Dive Brief:
- The Arizona Corporation Commission is expected to decide Wednesday whether the builders of the SunZia Southwest Transmission Project, proposed to deliver high-value southwestern wind and solar power to cities in California and Arizona, can be required to reserve a portion of the line’s 3,000 MW capacity for renewable energy.
- The Wilderness Society (TWS) and other environmentalists want half the carrying capacity of one of the two 500-kilovolt alternating current (AC) lines reserved for electricity generated by wind and solar and other considerations in return for agreeing on SunZia’s route through Arizona’s San Pedro River Valley.
- SunZia’s developers say such a restriction on the 515 mile, $2 billion project violates federal law forbidding power lines from "undue discrimination" against independent power producers. The environmental groups argue Arizona’s regulators can impose the restriction.
Dive Insight:
The transmission project is being built by a consortium that includes Southwestern Power Group II, a natural gas plant developer, the Tri-State Generation and Transmission Association, Shell Wind Energy, and two Arizona utilities, Salt River Project and Tucson Electric Power.

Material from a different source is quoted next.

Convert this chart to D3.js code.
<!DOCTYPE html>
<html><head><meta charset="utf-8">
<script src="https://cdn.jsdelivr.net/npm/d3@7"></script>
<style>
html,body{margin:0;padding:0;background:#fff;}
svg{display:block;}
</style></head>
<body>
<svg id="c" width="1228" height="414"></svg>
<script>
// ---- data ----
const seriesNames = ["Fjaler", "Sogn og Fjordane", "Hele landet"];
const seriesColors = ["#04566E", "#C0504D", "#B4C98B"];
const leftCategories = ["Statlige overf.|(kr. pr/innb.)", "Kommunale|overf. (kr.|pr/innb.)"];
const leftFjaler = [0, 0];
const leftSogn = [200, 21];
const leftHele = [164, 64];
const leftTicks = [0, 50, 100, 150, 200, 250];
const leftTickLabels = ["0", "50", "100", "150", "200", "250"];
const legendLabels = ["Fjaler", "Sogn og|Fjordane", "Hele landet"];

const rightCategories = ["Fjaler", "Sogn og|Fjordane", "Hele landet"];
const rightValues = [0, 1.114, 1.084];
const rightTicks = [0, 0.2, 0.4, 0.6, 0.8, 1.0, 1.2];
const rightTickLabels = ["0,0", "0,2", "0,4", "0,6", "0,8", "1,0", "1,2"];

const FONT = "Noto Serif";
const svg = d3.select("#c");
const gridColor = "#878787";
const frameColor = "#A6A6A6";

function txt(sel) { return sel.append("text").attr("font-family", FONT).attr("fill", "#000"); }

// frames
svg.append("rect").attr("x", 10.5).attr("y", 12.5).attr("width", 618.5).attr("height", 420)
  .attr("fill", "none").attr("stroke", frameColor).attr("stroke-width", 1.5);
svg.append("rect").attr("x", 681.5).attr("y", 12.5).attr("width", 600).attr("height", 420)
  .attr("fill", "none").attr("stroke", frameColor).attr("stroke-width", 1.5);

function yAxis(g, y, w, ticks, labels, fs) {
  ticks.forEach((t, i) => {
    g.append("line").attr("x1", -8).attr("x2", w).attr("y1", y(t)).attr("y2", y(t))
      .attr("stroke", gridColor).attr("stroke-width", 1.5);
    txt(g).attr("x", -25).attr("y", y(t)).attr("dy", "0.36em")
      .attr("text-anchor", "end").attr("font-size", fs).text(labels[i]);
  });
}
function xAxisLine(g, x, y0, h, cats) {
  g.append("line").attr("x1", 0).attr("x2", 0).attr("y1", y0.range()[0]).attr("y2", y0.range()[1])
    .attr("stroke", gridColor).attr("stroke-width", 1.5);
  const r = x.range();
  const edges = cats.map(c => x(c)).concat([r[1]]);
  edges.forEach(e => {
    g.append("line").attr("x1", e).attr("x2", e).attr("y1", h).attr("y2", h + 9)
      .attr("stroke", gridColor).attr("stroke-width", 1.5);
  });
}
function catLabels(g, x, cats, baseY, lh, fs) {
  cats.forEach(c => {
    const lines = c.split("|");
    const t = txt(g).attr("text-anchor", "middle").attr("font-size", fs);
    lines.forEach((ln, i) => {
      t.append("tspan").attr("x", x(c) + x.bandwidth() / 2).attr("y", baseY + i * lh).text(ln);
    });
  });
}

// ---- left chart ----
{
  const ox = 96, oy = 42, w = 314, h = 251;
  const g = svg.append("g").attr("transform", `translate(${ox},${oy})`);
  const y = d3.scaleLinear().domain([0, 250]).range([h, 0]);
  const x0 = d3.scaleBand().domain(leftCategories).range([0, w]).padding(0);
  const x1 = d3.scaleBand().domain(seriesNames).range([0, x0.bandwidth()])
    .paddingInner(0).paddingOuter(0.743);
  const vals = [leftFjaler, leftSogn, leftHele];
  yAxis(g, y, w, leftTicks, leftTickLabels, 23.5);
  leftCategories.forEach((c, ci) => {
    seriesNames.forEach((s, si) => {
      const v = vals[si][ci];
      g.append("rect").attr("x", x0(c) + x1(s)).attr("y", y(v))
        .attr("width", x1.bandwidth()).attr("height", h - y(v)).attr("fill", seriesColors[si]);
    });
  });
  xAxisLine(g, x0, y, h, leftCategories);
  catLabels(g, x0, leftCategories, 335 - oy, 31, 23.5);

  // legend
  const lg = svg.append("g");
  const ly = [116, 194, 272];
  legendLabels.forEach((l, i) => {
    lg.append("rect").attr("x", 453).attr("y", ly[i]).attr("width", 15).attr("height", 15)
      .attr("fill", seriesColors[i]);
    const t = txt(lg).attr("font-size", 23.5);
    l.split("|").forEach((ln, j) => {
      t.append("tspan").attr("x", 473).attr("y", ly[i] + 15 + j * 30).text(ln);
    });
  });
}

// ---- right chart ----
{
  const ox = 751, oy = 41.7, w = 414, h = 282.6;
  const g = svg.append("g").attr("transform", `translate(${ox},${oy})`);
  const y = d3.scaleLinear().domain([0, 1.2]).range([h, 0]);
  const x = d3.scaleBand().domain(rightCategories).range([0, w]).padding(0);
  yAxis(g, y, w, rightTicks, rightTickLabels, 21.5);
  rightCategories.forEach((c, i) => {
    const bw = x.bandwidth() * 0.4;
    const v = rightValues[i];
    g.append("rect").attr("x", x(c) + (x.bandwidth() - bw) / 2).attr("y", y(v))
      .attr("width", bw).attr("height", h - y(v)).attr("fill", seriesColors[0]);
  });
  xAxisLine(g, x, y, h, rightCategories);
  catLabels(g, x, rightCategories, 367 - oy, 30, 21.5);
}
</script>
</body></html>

TWS and other environmentalists accept the need for new transmission but say the route through the San Pedro River Valley chosen by the Bureau of Land Management (BLM) fails to balance the need to deliver renewables and “unacceptable impacts” to the environment. They argue that without restrictions on the line’s carrying capacity it will end up delivering natural gas-generated electricity from a planned Southwestern Power Group II power plant.
SunZia has a letter of intent from SunEdison, in which the renewables developer commits to using about half the line’s carrying capacity to deliver wind energy-generated electricity from its planned Gallo Wind Project in New Mexico to off-takers in Arizona and California. The wind project is scheduled to be online by 2021.

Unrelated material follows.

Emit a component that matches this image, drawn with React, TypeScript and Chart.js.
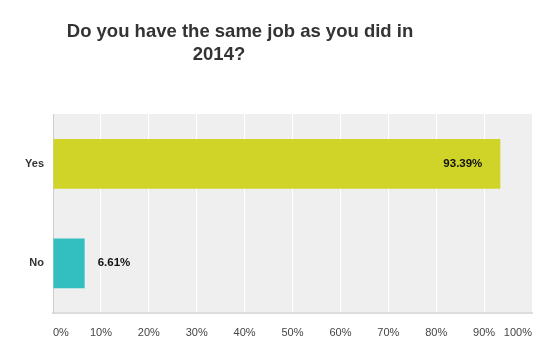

At an Arizona Corporation Commission hearing on Tuesday, critics of the line criticized the Obama administration for pushing fast track approval of the line through the remote lower San Pedro valley, where little development exists today. The head of the state's consumer advocate agency endorsed the project, telling regulators it would allow utilities to purchase cheaper power on interstate markets and help ensure electric reliability.
The Arizona Daily Star reports the commission is expected to rule on the SunZia line Wednesday.